> [Problem] Reproduce all of the listing below without alteration.
--------------------
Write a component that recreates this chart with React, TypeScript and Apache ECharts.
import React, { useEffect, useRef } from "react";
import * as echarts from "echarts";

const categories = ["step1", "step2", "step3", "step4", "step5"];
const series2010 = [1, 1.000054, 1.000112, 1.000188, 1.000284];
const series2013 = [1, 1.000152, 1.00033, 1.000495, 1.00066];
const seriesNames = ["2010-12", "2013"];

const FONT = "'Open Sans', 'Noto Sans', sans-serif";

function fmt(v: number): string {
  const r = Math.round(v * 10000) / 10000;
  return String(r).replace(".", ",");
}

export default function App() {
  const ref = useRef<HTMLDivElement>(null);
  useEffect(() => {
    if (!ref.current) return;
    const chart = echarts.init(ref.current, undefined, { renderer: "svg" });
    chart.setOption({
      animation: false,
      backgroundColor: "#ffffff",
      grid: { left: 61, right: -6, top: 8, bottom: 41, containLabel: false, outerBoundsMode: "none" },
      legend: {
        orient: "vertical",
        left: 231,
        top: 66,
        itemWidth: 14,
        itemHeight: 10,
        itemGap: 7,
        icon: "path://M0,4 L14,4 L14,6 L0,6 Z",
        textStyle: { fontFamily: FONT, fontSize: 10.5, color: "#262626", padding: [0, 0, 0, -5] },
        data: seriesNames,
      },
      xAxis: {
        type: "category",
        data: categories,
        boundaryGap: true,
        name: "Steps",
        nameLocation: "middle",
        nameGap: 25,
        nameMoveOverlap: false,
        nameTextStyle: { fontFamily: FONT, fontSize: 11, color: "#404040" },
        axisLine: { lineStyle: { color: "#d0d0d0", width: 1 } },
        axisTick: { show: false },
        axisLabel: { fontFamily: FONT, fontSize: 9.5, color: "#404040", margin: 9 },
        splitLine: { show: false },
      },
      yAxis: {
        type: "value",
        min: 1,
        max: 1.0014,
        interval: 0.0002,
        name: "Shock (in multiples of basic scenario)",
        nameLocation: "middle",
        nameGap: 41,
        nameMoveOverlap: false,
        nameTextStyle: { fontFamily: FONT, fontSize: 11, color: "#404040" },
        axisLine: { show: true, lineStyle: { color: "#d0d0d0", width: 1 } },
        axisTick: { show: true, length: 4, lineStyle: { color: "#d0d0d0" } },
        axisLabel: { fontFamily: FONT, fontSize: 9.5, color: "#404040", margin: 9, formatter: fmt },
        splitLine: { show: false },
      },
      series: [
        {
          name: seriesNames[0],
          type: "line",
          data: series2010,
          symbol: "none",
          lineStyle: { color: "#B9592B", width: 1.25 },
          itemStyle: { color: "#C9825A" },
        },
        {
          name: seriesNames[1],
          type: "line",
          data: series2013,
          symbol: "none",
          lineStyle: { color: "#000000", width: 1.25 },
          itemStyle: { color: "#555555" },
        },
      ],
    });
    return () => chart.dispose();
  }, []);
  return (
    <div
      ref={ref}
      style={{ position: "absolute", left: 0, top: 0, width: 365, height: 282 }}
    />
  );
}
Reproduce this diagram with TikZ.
--------------------
> [Answer to this task]
Write a component that recreates this chart with React, TypeScript and Apache ECharts.
import React, { useEffect, useRef } from "react";
import * as echarts from "echarts";

const categories = ["step1", "step2", "step3", "step4", "step5"];
const series2010 = [1, 1.000054, 1.000112, 1.000188, 1.000284];
const series2013 = [1, 1.000152, 1.00033, 1.000495, 1.00066];
const seriesNames = ["2010-12", "2013"];

const FONT = "'Open Sans', 'Noto Sans', sans-serif";

function fmt(v: number): string {
  const r = Math.round(v * 10000) / 10000;
  return String(r).replace(".", ",");
}

export default function App() {
  const ref = useRef<HTMLDivElement>(null);
  useEffect(() => {
    if (!ref.current) return;
    const chart = echarts.init(ref.current, undefined, { renderer: "svg" });
    chart.setOption({
      animation: false,
      backgroundColor: "#ffffff",
      grid: { left: 61, right: -6, top: 8, bottom: 41, containLabel: false, outerBoundsMode: "none" },
      legend: {
        orient: "vertical",
        left: 231,
        top: 66,
        itemWidth: 14,
        itemHeight: 10,
        itemGap: 7,
        icon: "path://M0,4 L14,4 L14,6 L0,6 Z",
        textStyle: { fontFamily: FONT, fontSize: 10.5, color: "#262626", padding: [0, 0, 0, -5] },
        data: seriesNames,
      },
      xAxis: {
        type: "category",
        data: categories,
        boundaryGap: true,
        name: "Steps",
        nameLocation: "middle",
        nameGap: 25,
        nameMoveOverlap: false,
        nameTextStyle: { fontFamily: FONT, fontSize: 11, color: "#404040" },
        axisLine: { lineStyle: { color: "#d0d0d0", width: 1 } },
        axisTick: { show: false },
        axisLabel: { fontFamily: FONT, fontSize: 9.5, color: "#404040", margin: 9 },
        splitLine: { show: false },
      },
      yAxis: {
        type: "value",
        min: 1,
        max: 1.0014,
        interval: 0.0002,
        name: "Shock (in multiples of basic scenario)",
        nameLocation: "middle",
        nameGap: 41,
        nameMoveOverlap: false,
        nameTextStyle: { fontFamily: FONT, fontSize: 11, color: "#404040" },
        axisLine: { show: true, lineStyle: { color: "#d0d0d0", width: 1 } },
        axisTick: { show: true, length: 4, lineStyle: { color: "#d0d0d0" } },
        axisLabel: { fontFamily: FONT, fontSize: 9.5, color: "#404040", margin: 9, formatter: fmt },
        splitLine: { show: false },
      },
      series: [
        {
          name: seriesNames[0],
          type: "line",
          data: series2010,
          symbol: "none",
          lineStyle: { color: "#B9592B", width: 1.25 },
          itemStyle: { color: "#C9825A" },
        },
        {
          name: seriesNames[1],
          type: "line",
          data: series2013,
          symbol: "none",
          lineStyle: { color: "#000000", width: 1.25 },
          itemStyle: { color: "#555555" },
        },
      ],
    });
    return () => chart.dispose();
  }, []);
  return (
    <div
      ref={ref}
      style={{ position: "absolute", left: 0, top: 0, width: 365, height: 282 }}
    />
  );
}
Reproduce this diagram with TikZ.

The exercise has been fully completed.